Friday, April 13, 2007

Empowering the Youth Educator: Reawakening Purpose and Passion

On April 12, 2007, I was privileged to deliver a presentation to counselors, coordinators and administrators of the Morris County Youth Shelter in Morristown, New Jersey. Also attending the presentation entitled "Empowering the Youth Educator: Reawakening Purpose and Passion" were representatives from the Morris County Prosecutor's Office, the Morris County Juvenile Detention Center, the Conklin Youth Center of Bergen County and the Sussex County Youth Shelter. These individuals work in challenging circumstances to provide services to troubled youth in their respective counties. In a very profound way, the hope of the future for these young people is dependent upon these counselors, coordinators, and administrators remaining hopeful themselves and avoiding burnout and cynicism.

We talked about the importance of keeping their mission in mind and creating a collaborative environment with their co-workers and the agencies with which they interact. Working together for the common good allows for maximum achievement. Becoming isolated and indifferent not only reduces achievement, but makes life miserable. And because this work is ESSENTIAL and their roles are VITAL in the lives of the children entrusted to their care, it is critical that each individual spend time renewing their inner strength each day so that they can continue this good work.

The individuals who attended this venue, clearly the unsung heroes of America, were an inspiration to me. They are on the front lines in work that is meaningful, important and vital to American society and they work selflessly for the sake of youth in need, often with very modest compensation. Yet, their dedication can truly touch the hearts of the youth they are in contact with and, through their dedication, they can give hope and inspiration.

About the Morris County Youth Shelter

The Morris County Youth Shelter is a short term (30 day) placement facility that temporarily houses in- crisis Morris County Adolescents who have been placed by the Morris County Family Court Judge. Residents are provided with a structured program that includes recreational activities, life skills instruction, therapeutic groups and community service projects.

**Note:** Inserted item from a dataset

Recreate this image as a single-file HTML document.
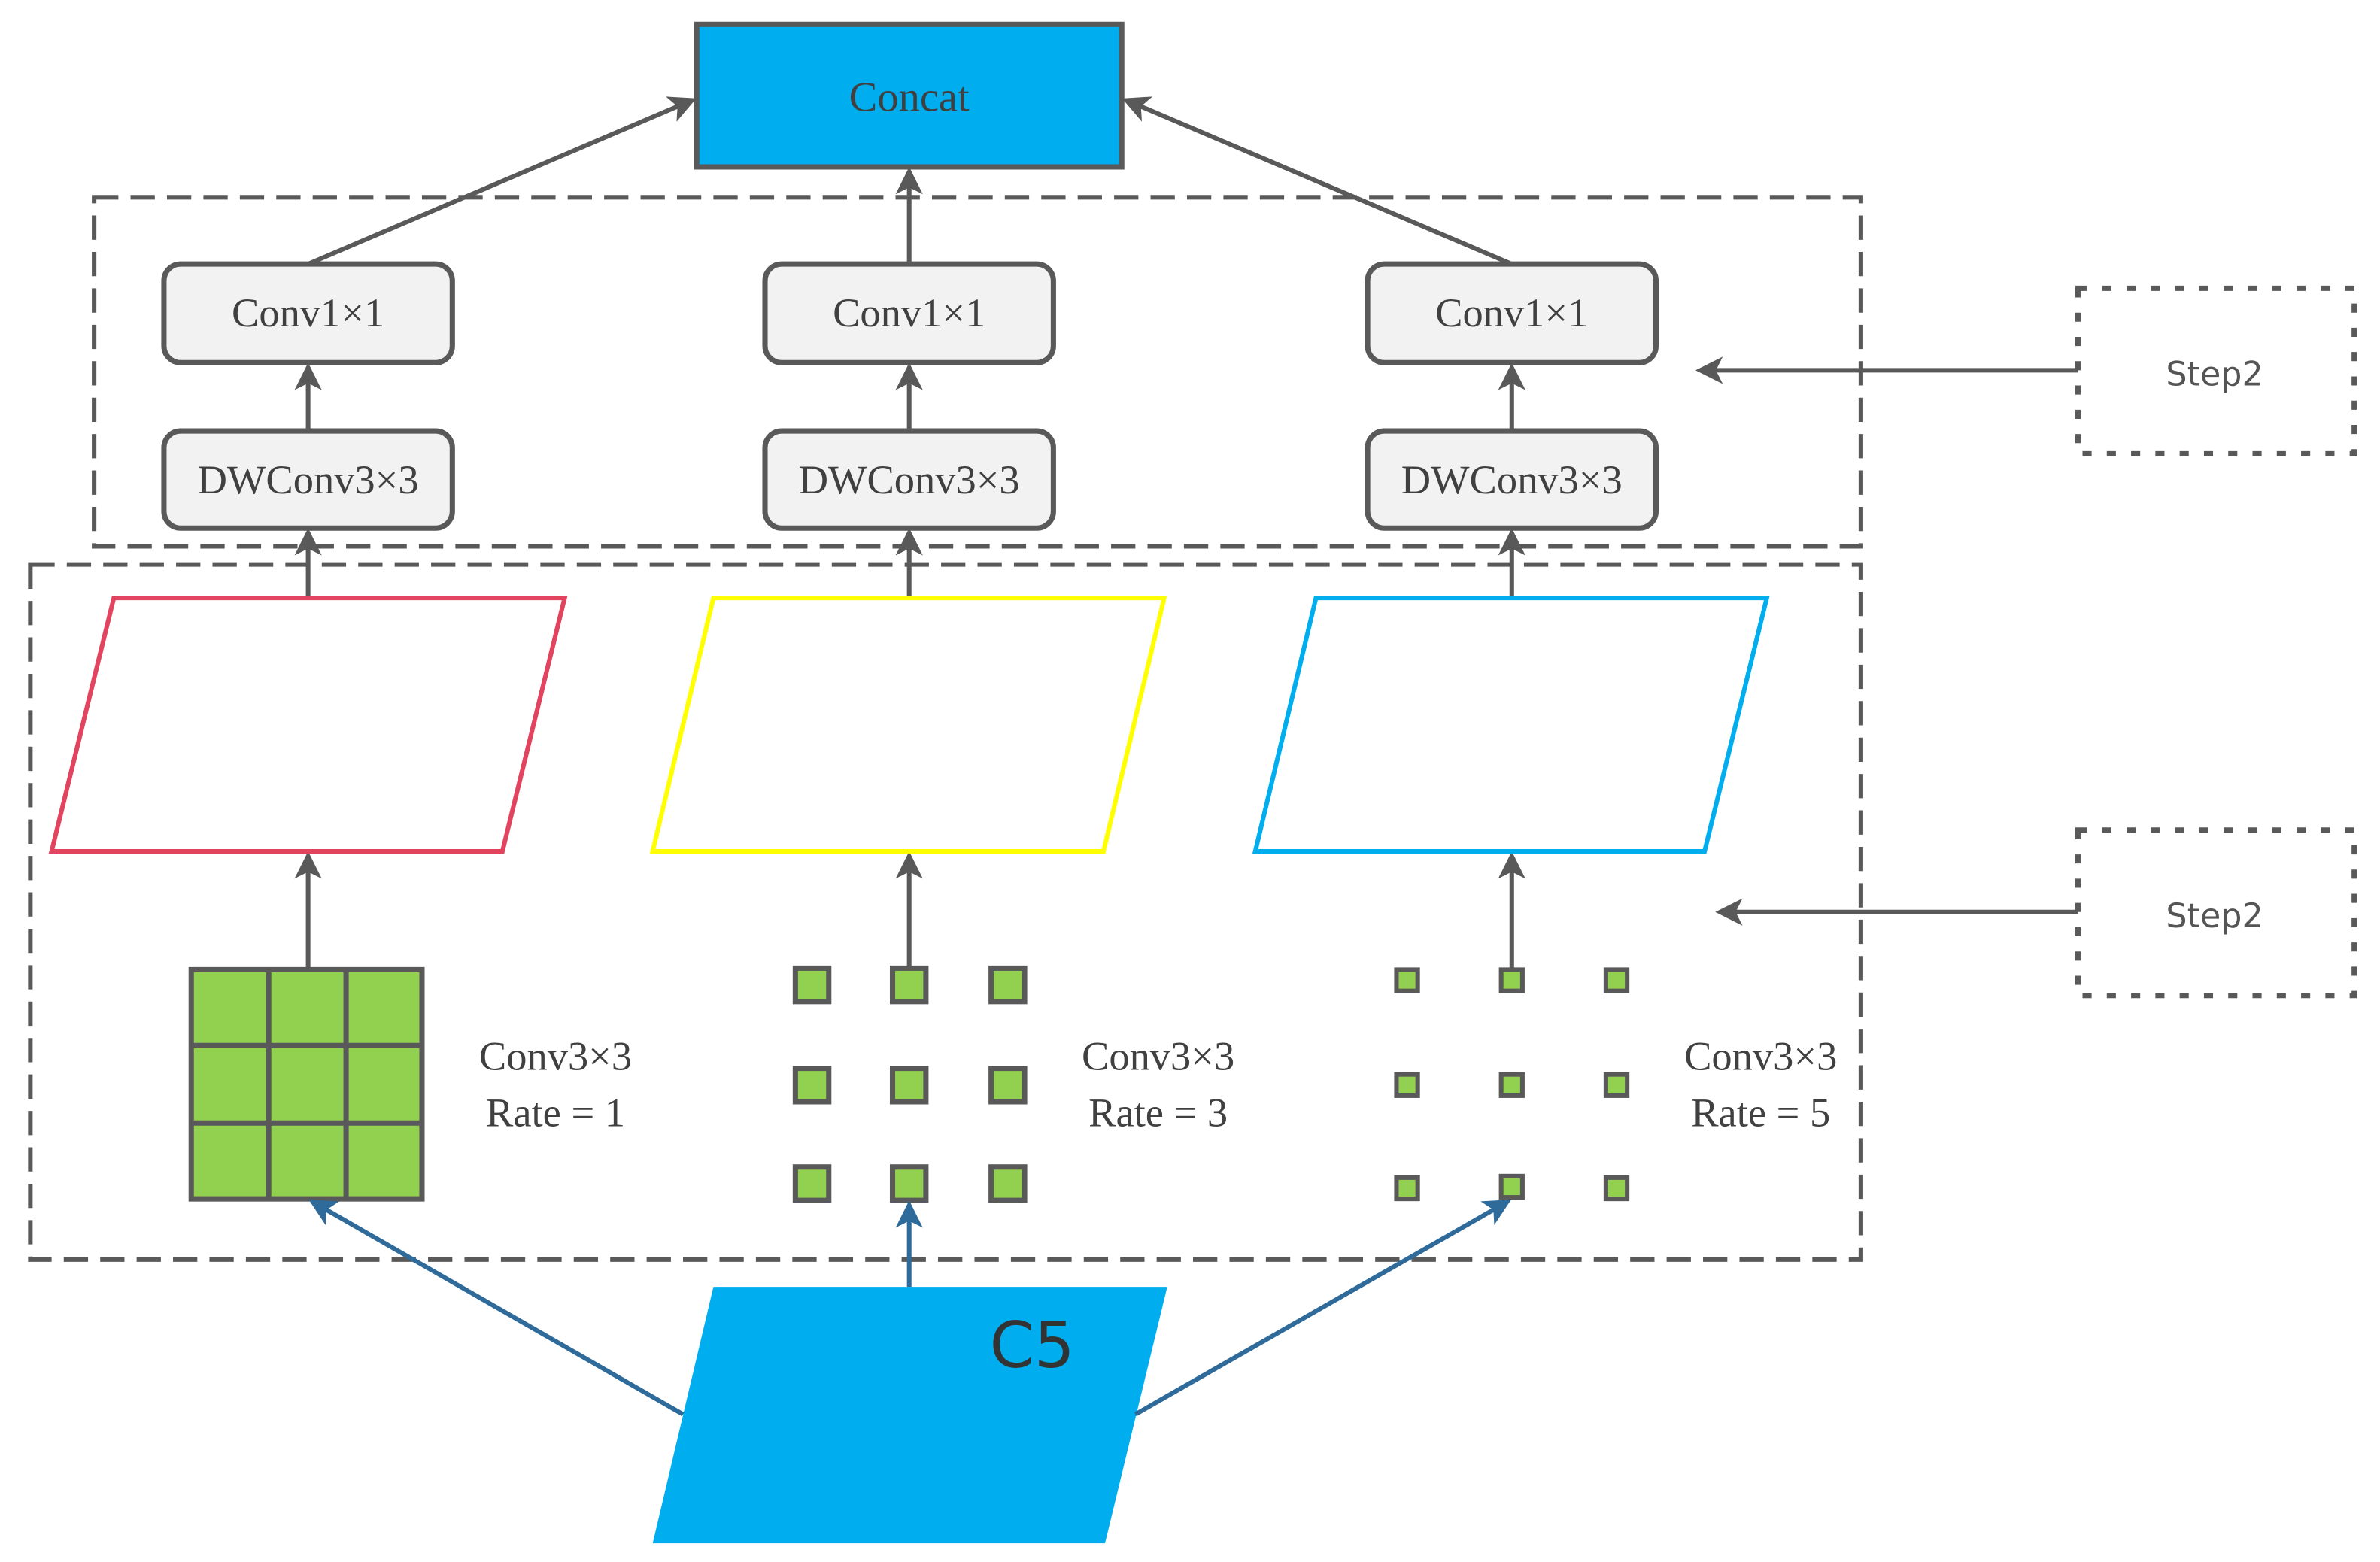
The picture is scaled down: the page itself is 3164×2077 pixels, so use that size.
<!DOCTYPE html>
<html><head><meta charset="utf-8"><style>html,body{margin:0;padding:0;background:#fff}svg{display:block}</style></head>
<body>
<svg width="3164" height="2077" viewBox="0 0 1568 1029.3" xmlns="http://www.w3.org/2000/svg">
<defs>
<marker id="ag" markerWidth="6" markerHeight="6" refX="5" refY="3" orient="auto" markerUnits="strokeWidth"><path d="M0,0 L6,3 L0,6 L1.5,3 z" fill="#595959"/></marker>
<marker id="ab" markerWidth="6" markerHeight="6" refX="5" refY="3" orient="auto" markerUnits="strokeWidth"><path d="M0,0 L6,3 L0,6 L1.5,3 z" fill="#2E6A9A"/></marker>
</defs>
<g fill="none" stroke="#595959" stroke-width="3" stroke-dasharray="16,8">
<rect x="62" y="130" width="1164" height="230"/>
<rect x="20" y="372" width="1206" height="458"/>
</g>
<g fill="none" stroke="#595959" stroke-width="3.5" stroke-dasharray="6,10">
<rect x="1369" y="190" width="182" height="109"/>
<rect x="1369" y="547" width="182" height="109"/>
</g>
<g font-family="'DejaVu Sans','Liberation Sans',sans-serif" font-size="22" fill="#555" text-anchor="middle">
<text x="1459" y="254">Step2</text>
<text x="1459" y="611">Step2</text>
</g>
<g stroke="#595959" stroke-width="3" fill="none" marker-end="url(#ag)">
<line x1="1369" y1="244" x2="1120" y2="244"/>
<line x1="1369" y1="601" x2="1133" y2="601"/>
<line x1="203" y1="174" x2="456" y2="66"/>
<line x1="996" y1="174" x2="742" y2="66"/>
<line x1="599" y1="174" x2="599" y2="113"/>
<line x1="203" y1="284" x2="203" y2="242"/>
<line x1="599" y1="284" x2="599" y2="242"/>
<line x1="996" y1="284" x2="996" y2="242"/>
<line x1="203" y1="394" x2="203" y2="351"/>
<line x1="599" y1="394" x2="599" y2="351"/>
<line x1="996" y1="394" x2="996" y2="351"/>
<line x1="203" y1="639" x2="203" y2="564"/>
<line x1="599" y1="639" x2="599" y2="564"/>
<line x1="996" y1="639" x2="996" y2="564"/>
</g>
<rect x="459" y="16" width="280" height="94" fill="#00AEEF" stroke="#595959" stroke-width="3.5"/>
<g font-family="'Liberation Serif',serif" fill="#404040" text-anchor="middle" font-size="28">
<text x="599" y="73">Concat</text>
</g>
<g fill="#F2F2F2" stroke="#595959" stroke-width="3.5">
<rect x="108" y="174" width="190" height="65" rx="11"/>
<rect x="504" y="174" width="190" height="65" rx="11"/>
<rect x="901" y="174" width="190" height="65" rx="11"/>
<rect x="108" y="284" width="190" height="64" rx="11"/>
<rect x="504" y="284" width="190" height="64" rx="11"/>
<rect x="901" y="284" width="190" height="64" rx="11"/>
</g>
<g font-family="'Liberation Serif',serif" fill="#404040" text-anchor="middle" font-size="27">
<text x="203" y="215">Conv1×1</text>
<text x="599" y="215">Conv1×1</text>
<text x="996" y="215">Conv1×1</text>
<text x="203" y="325">DWConv3×3</text>
<text x="599" y="325">DWConv3×3</text>
<text x="996" y="325">DWConv3×3</text>
</g>
<g fill="none" stroke-width="3">
<polygon points="75,394 372,394 331,561 34,561" stroke="#E2435F"/>
<polygon points="470,394 767,394 727,561 430,561" stroke="#FFFF00"/>
<polygon points="867,394 1164,394 1123,561 827,561" stroke="#00AEEF"/>
</g>
<g stroke="#595959" stroke-width="3.5" fill="#92D050">
<rect x="126" y="639" width="152" height="151"/>
<line x1="177" y1="639" x2="177" y2="790"/><line x1="228" y1="639" x2="228" y2="790"/>
<line x1="126" y1="689" x2="278" y2="689"/><line x1="126" y1="740" x2="278" y2="740"/>
<rect x="524" y="638" width="22" height="22"/><rect x="588" y="638" width="22" height="22"/><rect x="653" y="638" width="22" height="22"/>
<rect x="524" y="704" width="22" height="22"/><rect x="588" y="704" width="22" height="22"/><rect x="653" y="704" width="22" height="22"/>
<rect x="524" y="769" width="22" height="22"/><rect x="588" y="769" width="22" height="22"/><rect x="653" y="769" width="22" height="22"/>
</g>
<g stroke="#595959" stroke-width="3" fill="#92D050">
<rect x="920" y="639" width="14" height="14"/><rect x="989" y="639" width="14" height="14"/><rect x="1058" y="639" width="14" height="14"/>
<rect x="920" y="708" width="14" height="14"/><rect x="989" y="708" width="14" height="14"/><rect x="1058" y="708" width="14" height="14"/>
<rect x="920" y="776" width="14" height="14"/><rect x="989" y="775" width="14" height="14"/><rect x="1058" y="776" width="14" height="14"/>
</g>
<g font-family="'Liberation Serif',serif" fill="#404040" text-anchor="middle" font-size="27">
<text x="366" y="705">Conv3×3</text><text x="366" y="742">Rate = 1</text>
<text x="763" y="705">Conv3×3</text><text x="763" y="742">Rate = 3</text>
<text x="1160" y="705">Conv3×3</text><text x="1160" y="742">Rate = 5</text>
</g>
<polygon points="470,848 769,848 728,1017 430,1017" fill="#00AEEF"/>
<text x="680" y="901" font-family="'DejaVu Sans','Liberation Sans',sans-serif" font-size="42" fill="#333" text-anchor="middle">C5</text>
<g stroke="#2E6A9A" stroke-width="3" fill="none" marker-end="url(#ab)">
<line x1="450" y1="932" x2="206" y2="792"/>
<line x1="599" y1="848" x2="599" y2="794"/>
<line x1="748" y1="932" x2="993" y2="792"/>
</g>
</svg>
</body></html>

Resident behavior and progress is tracked through a point system called Minimum Behavioral Expectations (MBEs). These MBEs provide a structure for the residents to function within. Using this system residents learn life skills including hygiene and proper grooming, laundering their clothing, making their bed and keeping their room neat. Residents are taught about nutrition, healthy eating, and table manners. Other behavioral expectations are in areas such as accountability, use of appropriate language, response to staff, feedback and anger management.

The Shelter has a social services component in its program. The Shelter employs one social services supervisor and two case managers. Case managers work with outside agencies to facilitate basic resident needs such as doctor, dental and therapeutic appointments. Case managers conduct one to one counseling sessions with each resident as well as group sessions. Case managers troubleshoot personal, family, social and school related issues.

The Shelter also employs a full time activities coordinator. This staff member plans daily, special incentive and community service activities for the residents. Daily activities include trips to roller and ice skating venues, bowling, sporting events, movies, cultural exhibits (such as trips to the Statue of Liberty and Ellis Island) and lectures. Shelter residents and staff participated in a work project at Six Flags Great Adventure and at Gateway National Park this summer. Many outside agencies come to the Shelter to provide their services including the Hope Alive Church, Alcoholics Anonymous and the “You Can” program of the New Jersey National Guard.

All of these services and activities create a well-rounded program for adolescents in crisis. The Shelter strives to stabilize adolescents, and with other agencies, resolve the crisis that forced their temporary placement. For many residents the Shelter provides important services and enjoyable experiences they might not normally receive.